Allowing the Plan to Get Outdated
Business continuity is a living process. SMBs change all the time – new hires, systems, suppliers, or office moves. A plan that’s left untouched soon becomes irrelevant and risky.
Keep It Current
Update your plan every year, and whenever you make important changes. If you buy new technology, move locations, or change suppliers, make sure the business continuity strategy changes too. Treat the plan as something that evolves along with your company.
Skipping Regular Testing
An untested plan is just a wish. Until you run through the steps and see how people (and systems) perform under pressure, you won’t know if your continuity strategy holds up.

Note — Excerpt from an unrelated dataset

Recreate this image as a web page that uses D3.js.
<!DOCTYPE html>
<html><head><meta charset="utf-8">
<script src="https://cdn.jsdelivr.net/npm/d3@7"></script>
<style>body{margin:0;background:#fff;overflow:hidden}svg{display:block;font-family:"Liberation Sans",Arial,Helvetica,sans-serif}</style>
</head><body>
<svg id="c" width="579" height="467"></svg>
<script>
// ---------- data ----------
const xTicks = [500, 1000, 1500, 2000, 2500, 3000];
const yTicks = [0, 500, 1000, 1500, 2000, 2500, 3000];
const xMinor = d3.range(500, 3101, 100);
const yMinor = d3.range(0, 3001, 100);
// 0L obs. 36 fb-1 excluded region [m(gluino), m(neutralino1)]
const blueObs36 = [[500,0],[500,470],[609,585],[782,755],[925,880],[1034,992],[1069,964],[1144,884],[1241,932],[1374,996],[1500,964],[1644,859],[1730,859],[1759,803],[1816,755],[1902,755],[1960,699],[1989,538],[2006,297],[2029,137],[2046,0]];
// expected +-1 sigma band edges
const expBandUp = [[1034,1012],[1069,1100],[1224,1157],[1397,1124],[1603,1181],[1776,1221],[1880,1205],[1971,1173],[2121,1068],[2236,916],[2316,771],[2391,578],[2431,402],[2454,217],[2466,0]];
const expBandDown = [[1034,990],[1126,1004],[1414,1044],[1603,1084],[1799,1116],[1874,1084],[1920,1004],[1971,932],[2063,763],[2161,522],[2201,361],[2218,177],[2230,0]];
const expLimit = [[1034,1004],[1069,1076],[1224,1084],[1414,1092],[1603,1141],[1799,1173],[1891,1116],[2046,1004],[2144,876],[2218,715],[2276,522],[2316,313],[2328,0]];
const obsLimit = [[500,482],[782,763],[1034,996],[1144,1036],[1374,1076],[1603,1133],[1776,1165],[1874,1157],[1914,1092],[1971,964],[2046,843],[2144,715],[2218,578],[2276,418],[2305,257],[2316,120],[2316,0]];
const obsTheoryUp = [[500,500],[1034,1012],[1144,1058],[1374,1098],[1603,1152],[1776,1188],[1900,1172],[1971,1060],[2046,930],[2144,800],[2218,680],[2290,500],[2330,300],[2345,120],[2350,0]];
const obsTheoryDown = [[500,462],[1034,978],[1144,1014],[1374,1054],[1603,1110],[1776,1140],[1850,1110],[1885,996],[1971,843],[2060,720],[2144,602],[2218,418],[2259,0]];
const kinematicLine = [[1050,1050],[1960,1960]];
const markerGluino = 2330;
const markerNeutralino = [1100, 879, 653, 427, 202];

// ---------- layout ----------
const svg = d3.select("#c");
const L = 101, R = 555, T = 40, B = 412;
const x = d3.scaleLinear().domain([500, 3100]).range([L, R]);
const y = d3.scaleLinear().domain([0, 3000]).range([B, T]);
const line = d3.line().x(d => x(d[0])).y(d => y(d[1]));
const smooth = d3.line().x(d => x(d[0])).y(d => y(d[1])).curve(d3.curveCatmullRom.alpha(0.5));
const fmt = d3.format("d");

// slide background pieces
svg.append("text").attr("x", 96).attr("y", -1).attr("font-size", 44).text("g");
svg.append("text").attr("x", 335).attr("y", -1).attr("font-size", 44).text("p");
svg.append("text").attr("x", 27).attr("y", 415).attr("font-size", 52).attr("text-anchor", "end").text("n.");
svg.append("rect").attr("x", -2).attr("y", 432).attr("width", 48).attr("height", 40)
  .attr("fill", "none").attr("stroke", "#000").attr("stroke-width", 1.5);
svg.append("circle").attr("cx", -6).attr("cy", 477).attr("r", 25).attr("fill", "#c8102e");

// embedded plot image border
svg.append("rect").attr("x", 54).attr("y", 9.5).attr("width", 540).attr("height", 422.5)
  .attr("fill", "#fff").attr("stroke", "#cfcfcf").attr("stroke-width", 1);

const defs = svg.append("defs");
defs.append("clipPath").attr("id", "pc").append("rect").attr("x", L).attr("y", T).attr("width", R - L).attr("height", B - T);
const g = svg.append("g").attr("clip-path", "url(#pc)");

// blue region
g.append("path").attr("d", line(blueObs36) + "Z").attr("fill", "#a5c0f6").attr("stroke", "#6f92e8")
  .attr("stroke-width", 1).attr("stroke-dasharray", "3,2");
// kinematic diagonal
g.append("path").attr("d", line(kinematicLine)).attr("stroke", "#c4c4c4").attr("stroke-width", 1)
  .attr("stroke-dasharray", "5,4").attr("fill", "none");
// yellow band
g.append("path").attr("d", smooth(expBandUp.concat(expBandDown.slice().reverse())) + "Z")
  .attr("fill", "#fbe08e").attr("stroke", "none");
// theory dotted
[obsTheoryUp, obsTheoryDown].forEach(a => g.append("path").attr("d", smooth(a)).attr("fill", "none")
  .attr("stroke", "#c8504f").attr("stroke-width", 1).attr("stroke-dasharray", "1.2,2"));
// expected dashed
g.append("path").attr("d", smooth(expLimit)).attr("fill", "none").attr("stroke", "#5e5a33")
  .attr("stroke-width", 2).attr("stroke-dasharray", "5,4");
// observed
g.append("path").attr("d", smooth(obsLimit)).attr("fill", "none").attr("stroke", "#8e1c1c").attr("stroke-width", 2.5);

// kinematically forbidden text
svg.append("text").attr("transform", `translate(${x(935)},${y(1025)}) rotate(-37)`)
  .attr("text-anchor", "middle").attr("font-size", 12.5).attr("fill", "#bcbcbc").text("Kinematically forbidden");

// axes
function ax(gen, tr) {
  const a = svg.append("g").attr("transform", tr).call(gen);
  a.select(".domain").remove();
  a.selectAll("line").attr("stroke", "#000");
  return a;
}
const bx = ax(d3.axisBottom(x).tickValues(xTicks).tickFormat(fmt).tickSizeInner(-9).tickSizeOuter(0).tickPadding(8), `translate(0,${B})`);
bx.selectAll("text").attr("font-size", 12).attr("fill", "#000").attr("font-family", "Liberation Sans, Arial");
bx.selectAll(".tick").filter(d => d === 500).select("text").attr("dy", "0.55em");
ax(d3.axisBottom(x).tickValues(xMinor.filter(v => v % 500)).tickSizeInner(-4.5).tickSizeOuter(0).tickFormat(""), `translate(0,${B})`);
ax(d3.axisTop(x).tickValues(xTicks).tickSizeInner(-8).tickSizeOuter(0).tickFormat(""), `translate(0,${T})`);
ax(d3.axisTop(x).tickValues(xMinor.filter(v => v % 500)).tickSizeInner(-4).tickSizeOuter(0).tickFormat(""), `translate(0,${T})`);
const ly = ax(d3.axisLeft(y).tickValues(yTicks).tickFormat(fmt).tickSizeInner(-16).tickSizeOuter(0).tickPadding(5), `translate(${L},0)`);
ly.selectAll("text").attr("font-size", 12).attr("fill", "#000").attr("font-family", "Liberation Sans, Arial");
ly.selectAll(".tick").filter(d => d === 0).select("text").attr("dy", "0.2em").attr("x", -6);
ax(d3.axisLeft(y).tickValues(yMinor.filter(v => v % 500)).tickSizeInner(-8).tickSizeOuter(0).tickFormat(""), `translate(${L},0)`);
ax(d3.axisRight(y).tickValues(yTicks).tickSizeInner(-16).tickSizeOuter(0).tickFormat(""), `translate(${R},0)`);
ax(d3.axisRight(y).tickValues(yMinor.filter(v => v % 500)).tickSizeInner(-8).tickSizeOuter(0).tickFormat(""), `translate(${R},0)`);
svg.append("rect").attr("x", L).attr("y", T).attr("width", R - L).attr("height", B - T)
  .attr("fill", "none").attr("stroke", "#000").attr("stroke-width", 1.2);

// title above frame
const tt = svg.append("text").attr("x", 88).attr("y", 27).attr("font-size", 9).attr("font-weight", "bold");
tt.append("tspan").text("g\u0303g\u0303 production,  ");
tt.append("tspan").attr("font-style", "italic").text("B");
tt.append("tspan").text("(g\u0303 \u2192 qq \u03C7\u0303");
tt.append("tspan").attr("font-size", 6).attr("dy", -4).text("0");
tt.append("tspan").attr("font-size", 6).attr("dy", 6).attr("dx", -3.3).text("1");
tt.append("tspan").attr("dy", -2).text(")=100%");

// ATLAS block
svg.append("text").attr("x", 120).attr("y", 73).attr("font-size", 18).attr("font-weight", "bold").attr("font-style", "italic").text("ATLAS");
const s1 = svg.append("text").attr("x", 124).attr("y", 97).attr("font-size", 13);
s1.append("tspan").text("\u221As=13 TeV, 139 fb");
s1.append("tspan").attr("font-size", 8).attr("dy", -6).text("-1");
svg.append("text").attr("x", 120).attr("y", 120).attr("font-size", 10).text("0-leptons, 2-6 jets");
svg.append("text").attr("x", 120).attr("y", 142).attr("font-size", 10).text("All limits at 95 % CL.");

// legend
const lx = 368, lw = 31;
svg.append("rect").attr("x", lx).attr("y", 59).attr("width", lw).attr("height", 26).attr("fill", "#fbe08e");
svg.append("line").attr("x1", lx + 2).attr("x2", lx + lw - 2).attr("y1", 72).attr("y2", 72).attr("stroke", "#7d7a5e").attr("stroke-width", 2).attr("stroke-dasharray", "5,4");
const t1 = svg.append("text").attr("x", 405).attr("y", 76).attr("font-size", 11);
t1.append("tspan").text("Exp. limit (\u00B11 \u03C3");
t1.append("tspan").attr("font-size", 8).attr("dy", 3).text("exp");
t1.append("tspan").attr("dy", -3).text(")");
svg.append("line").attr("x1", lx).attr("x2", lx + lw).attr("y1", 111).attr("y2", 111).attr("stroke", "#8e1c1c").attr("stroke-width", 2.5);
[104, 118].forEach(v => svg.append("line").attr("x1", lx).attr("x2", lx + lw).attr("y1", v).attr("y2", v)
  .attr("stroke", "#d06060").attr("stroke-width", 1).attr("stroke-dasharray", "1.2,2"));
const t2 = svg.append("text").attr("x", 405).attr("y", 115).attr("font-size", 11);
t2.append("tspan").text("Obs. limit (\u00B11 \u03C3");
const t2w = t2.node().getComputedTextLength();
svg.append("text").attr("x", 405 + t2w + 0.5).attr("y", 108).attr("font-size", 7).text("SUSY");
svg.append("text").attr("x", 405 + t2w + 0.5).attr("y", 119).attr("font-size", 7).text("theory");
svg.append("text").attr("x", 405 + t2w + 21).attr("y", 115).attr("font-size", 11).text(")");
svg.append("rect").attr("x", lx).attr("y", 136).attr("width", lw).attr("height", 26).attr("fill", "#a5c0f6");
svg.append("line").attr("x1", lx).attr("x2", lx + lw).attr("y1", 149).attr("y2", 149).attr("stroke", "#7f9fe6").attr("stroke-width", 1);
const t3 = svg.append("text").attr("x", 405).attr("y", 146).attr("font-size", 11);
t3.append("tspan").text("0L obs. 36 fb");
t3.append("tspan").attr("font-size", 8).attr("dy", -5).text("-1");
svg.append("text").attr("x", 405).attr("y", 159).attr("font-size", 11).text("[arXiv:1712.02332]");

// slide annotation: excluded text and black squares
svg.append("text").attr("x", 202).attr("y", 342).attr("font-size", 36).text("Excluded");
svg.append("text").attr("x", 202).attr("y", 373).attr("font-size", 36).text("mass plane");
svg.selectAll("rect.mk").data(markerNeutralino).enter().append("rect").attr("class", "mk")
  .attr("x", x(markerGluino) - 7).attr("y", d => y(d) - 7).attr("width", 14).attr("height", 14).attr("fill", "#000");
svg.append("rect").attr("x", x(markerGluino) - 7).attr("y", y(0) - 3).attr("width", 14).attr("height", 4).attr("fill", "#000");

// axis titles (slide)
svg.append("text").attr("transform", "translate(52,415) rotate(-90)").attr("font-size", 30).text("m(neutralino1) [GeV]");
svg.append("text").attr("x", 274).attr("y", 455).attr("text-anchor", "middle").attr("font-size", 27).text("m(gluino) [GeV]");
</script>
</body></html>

Testing exposes hidden flaws, missing information, and unrealistic assumptions.
Make Testing Routine
Run through simple tabletop exercises, then graduate to drills that simulate more realistic recovery scenarios. After each test, gather detailed feedback and update your plan to patch weaknesses. The purpose isn’t to be perfect – it’s to catch mistakes while they’re harmless, not during a real emergency.
Why These Weaknesses Matter More for SMBs
Small and medium businesses have limited resources and little room for error. Even a short outage, missed delivery, or restoration delay can have lasting effects on revenue, reputation, and team morale. That’s why continuity plans for SMBs need to be clear, focused on real-world risks, and easy to put into action, no matter who’s available or what goes wrong.
Strong continuity planning means building real resilience, not just creating a document to check off a task. Focus on the processes and people that keep you running, and always aim to get better with regular reviews and improvements.
The biggest risk in business continuity is often what you didn’t see coming. Regularly review these nine trouble spots, keep the plan simple, keep everyone in the loop, and test your assumptions. With a living, practical plan, your business stands prepared for anything that comes its way.